The Kasi Dream
By Kamogelo More, 22, Gauteng
People have always been singing endless praises about Cape Town. The first time I went there was on a school trip. We drove around and there was this weirdness about it. How can one group of people live in so much luxury, while others are fighting for mere survival? I am a girl from the township, and I have always known that there was a better life outside of what I had known.
I had seen better with my own eyes, however, that was the first time I had a look from an outsider’s perspective, bear in mind that I was only an outsider for that duration when I was a visitor. I wasn’t a Khayelitsha resident, nor was I a resident of Claremont, I was just merely a tourist. Since then, like many of my friends, I would have been more determined to do everything in my willpower to get out and get a better life for myself.
It’s typical of me to have made a plan, I make plans for everything, as I write this I already know which hairstyles I will have on my head for 2021, yes, don’t judge me. The American dream goes as follows, finish college and become a star in Hollywood. The township dream sounds a bit like, “finish uni, move out, buy mom a house, buy a car, pay for siblings school fees at a Model C school that I never had the opportunity of going to, oh and if you are a male and you decide to get married, do spare a R50 000 budget for lobola”. For a long time, I held on to, let us call it the ‘Kasi Dream’, however, houses aren’t cheap and for the sake of my sanity I have had to look at my expectations for myself. When it dawned on me that I might not be able to move out of the house by age 25, because of debt and the rest of the odds that may be against me, I started to think about whether or not I did the wrong qualification.
I asked myself, should I have just done nursing? Perhaps I would have a guaranteed job, but wait, I don’t have an interest in it. I went back and forth with myself, researched ways of investing and this is positive because financial literacy is essential to financial health. I was looking more aggressively for jobs and just pushing myself harder, perhaps I could started saving for my bond, right? In Disneyland maybe, but not where I’m at.
I write this from the context of a young black ambitious person from the township and I am very aware that this is not just the experience of someone who is black and this isn’t the experience of everyone from the township, I am just merely reflecting on my journey. The unemployment rate is at its highest and I’m realising how important it is to grow the township as we grow instead of just abandoning it. Why do we do this? Why do we abandon these places that raised us without even looking back? Do we really have to leave the township? Is this mentality the one that is leading so many young people to depression? How about we improve on what we already have or maybe change our perspective? The issue of hopeless youth will not be dissolved by just job creation, we need to start looking at this from many perspectives.

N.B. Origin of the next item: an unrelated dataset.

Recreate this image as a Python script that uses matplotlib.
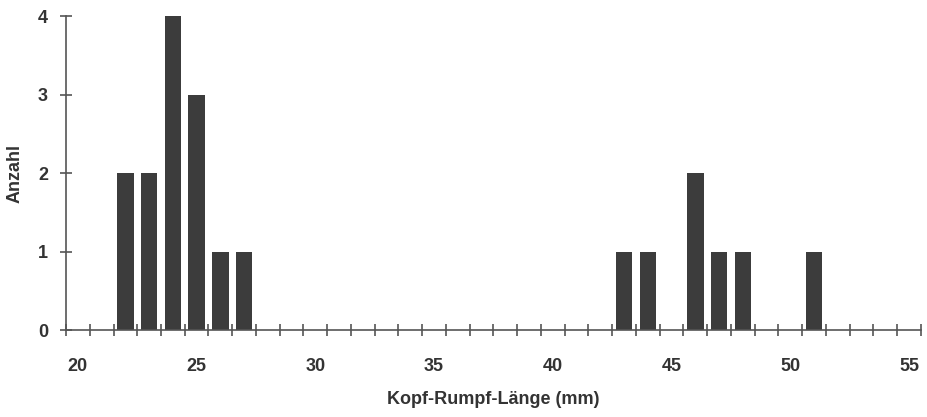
import matplotlib.pyplot as plt
import numpy as np

# Kopf-Rumpf-Laenge (mm) und Anzahl
laenge = [22, 23, 24, 25, 26, 27, 43, 44, 46, 47, 48, 51]
anzahl = [2, 2, 4, 3, 1, 1, 1, 1, 2, 1, 1, 1]
x_labels = [20, 25, 30, 35, 40, 45, 50, 55]
y_labels = [0, 1, 2, 3, 4]

plt.rcParams['font.family'] = ['Liberation Sans', 'DejaVu Sans']
plt.rcParams['font.weight'] = 'bold'
plt.rcParams['axes.labelweight'] = 'bold'

text_col = '#333333'
line_col = '#555555'

fig = plt.figure(figsize=(9.27, 4.17), dpi=100)
ax = fig.add_axes([0.0712, 0.2086, 0.9223, 0.753])

ax.bar(laenge, anzahl, width=0.7, color='#3c3c3c', edgecolor='none')

ax.set_xlim(19.5, 55.5)
ax.set_ylim(0, 4)

for side in ['top', 'right']:
    ax.spines[side].set_visible(False)
for side in ['left', 'bottom']:
    ax.spines[side].set_color(line_col)
    ax.spines[side].set_linewidth(1.2)

# labels at integer values, tick marks at bin edges
ax.set_xticks(x_labels)
ax.set_xticklabels([str(v) for v in x_labels])
ax.set_xticks(np.arange(19.5, 56, 1), minor=True)
ax.tick_params(axis='x', which='major', length=0, pad=20, labelsize=13,
               labelcolor=text_col)
ax.tick_params(axis='x', which='minor', direction='inout', length=8,
               width=1.2, color=line_col)

ax.set_yticks(y_labels)
ax.tick_params(axis='y', direction='inout', length=8, width=1.2,
               color=line_col, pad=9, labelsize=13, labelcolor=text_col)

ax.set_xlabel('Kopf-Rumpf-Länge (mm)', fontsize=13, fontweight='bold',
              color=text_col, labelpad=12)
ax.set_ylabel('Anzahl', fontsize=13, fontweight='bold', color=text_col,
              labelpad=10)

fig.savefig('out.png', dpi=100)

I for one hated the township, I hated seeing hopeless youth or people digging their heads into heaps of garbage like animals just to make a living, or the one family that gets their shack burnt to ashes with every little thing they own every winter – I hate those sights. I know we are not going to get out now, but since we are here can we at least try to make it work? This is what I told myself, it may not happen today or tomorrow but can I at least be comforted by my efforts? Can I be motivated by the never-dying spirit of the humans who inhabit these spaces?
I definitely am and today I wake up grateful, I may not have it all, but for what I have, I am thankful.